Information given –
============================================================

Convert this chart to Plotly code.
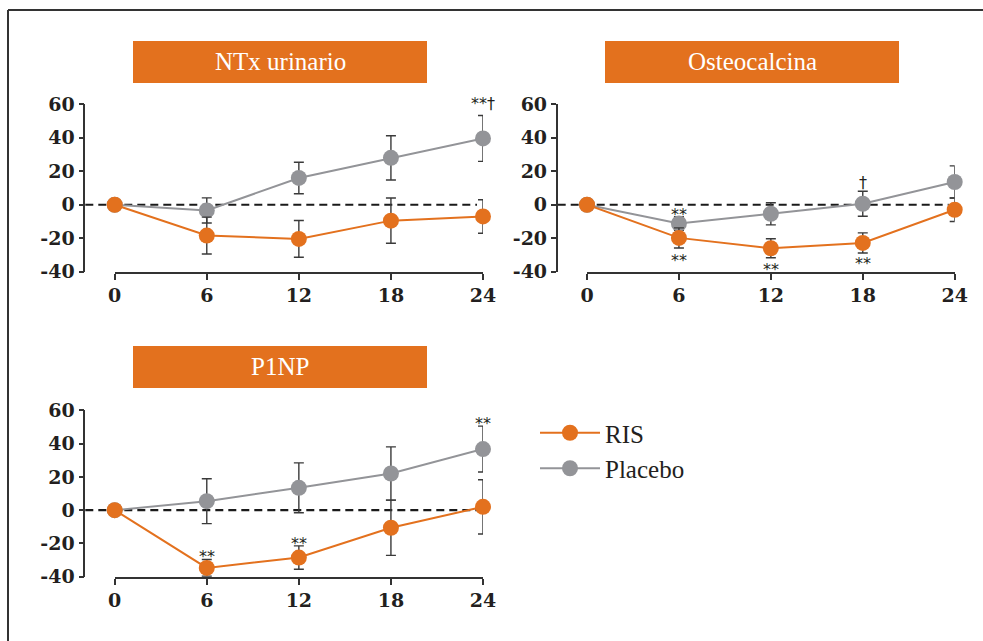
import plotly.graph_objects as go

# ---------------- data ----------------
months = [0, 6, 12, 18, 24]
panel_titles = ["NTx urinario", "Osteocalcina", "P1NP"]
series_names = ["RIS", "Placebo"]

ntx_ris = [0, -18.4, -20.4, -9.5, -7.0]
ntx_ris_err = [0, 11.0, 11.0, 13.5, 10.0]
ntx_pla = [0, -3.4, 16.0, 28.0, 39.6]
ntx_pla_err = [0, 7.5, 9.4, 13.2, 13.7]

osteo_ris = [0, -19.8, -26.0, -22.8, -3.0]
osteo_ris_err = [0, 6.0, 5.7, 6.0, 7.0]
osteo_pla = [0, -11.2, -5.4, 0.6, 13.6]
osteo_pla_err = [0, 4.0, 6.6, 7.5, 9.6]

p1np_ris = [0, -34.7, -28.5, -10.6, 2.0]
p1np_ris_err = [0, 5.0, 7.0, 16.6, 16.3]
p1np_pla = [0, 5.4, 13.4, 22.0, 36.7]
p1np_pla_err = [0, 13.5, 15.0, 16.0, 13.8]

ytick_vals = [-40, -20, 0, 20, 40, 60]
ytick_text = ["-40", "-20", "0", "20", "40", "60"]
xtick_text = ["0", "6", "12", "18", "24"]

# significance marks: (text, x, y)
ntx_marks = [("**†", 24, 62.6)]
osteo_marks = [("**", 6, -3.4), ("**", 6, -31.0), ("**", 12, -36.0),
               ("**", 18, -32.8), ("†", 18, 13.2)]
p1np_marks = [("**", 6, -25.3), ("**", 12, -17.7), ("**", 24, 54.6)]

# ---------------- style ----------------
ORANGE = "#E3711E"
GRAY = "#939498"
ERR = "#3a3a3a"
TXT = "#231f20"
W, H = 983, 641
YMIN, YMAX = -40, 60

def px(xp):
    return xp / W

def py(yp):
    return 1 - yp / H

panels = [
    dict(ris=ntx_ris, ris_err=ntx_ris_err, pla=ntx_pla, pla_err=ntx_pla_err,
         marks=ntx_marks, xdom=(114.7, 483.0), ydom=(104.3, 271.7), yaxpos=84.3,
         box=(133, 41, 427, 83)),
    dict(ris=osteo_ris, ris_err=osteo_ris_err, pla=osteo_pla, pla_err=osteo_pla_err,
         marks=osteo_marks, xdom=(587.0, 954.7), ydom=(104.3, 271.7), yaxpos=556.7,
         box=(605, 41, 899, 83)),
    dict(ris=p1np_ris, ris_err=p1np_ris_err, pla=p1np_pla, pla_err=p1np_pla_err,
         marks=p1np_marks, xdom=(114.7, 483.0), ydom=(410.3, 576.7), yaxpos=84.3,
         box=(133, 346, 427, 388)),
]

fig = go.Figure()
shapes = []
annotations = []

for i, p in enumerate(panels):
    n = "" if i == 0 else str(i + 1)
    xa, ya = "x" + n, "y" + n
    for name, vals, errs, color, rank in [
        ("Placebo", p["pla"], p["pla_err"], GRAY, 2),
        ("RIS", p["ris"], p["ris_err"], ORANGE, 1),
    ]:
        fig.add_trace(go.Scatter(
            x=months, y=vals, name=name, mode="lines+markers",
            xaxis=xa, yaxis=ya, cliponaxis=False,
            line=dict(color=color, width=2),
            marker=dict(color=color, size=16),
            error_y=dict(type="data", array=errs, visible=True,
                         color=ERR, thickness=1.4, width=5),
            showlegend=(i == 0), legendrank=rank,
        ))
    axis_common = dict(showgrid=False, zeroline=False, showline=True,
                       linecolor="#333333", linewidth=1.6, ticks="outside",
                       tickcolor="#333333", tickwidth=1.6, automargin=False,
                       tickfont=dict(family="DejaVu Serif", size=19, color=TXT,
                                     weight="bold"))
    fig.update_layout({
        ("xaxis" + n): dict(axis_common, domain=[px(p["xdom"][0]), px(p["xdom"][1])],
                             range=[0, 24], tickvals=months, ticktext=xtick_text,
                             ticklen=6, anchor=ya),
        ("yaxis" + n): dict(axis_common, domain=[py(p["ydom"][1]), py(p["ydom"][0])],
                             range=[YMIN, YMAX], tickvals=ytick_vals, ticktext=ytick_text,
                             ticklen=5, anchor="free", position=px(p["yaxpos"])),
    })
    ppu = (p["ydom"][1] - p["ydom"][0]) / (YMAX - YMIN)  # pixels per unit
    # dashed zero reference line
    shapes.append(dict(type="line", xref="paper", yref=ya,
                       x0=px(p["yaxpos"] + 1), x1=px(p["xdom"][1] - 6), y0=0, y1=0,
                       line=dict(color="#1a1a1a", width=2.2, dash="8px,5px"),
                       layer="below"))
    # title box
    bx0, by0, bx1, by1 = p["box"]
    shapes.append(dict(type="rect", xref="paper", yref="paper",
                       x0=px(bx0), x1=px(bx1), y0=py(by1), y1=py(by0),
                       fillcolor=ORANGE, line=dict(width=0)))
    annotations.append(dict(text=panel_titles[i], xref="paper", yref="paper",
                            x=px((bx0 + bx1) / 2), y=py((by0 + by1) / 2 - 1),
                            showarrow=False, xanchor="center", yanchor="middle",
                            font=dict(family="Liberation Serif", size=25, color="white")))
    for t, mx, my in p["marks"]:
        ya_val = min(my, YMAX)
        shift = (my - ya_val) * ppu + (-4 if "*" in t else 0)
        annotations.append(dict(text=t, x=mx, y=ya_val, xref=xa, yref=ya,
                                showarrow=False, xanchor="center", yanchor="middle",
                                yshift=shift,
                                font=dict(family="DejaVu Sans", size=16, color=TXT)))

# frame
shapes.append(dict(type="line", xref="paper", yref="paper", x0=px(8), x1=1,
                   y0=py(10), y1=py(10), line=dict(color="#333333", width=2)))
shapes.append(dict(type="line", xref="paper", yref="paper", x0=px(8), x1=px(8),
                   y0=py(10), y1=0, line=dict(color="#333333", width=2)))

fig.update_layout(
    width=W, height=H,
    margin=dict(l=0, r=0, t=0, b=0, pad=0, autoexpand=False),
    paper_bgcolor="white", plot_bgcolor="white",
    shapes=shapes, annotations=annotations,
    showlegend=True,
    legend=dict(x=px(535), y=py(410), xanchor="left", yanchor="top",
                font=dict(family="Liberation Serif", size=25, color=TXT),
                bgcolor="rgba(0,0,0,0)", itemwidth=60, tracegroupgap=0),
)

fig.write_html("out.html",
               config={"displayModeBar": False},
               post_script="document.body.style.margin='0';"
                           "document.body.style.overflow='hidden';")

============================================================

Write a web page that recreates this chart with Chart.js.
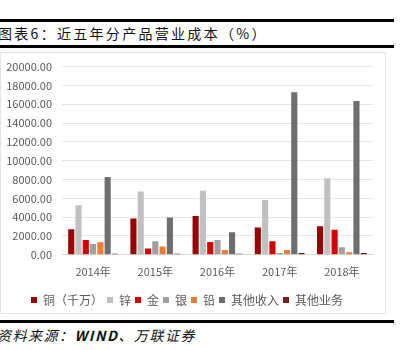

============================================================

Task brief – Quote the data above exactly from the line with "Convert this chart to Plotly code." to the line with "ntx_pla_err = [0, 7.5, 9.4, 13.2, 13.7]", both ends counted, and nothing else. Pictures don't go in.

Correct output –
Convert this chart to Plotly code.
import plotly.graph_objects as go

# ---------------- data ----------------
months = [0, 6, 12, 18, 24]
panel_titles = ["NTx urinario", "Osteocalcina", "P1NP"]
series_names = ["RIS", "Placebo"]

ntx_ris = [0, -18.4, -20.4, -9.5, -7.0]
ntx_ris_err = [0, 11.0, 11.0, 13.5, 10.0]
ntx_pla = [0, -3.4, 16.0, 28.0, 39.6]
ntx_pla_err = [0, 7.5, 9.4, 13.2, 13.7]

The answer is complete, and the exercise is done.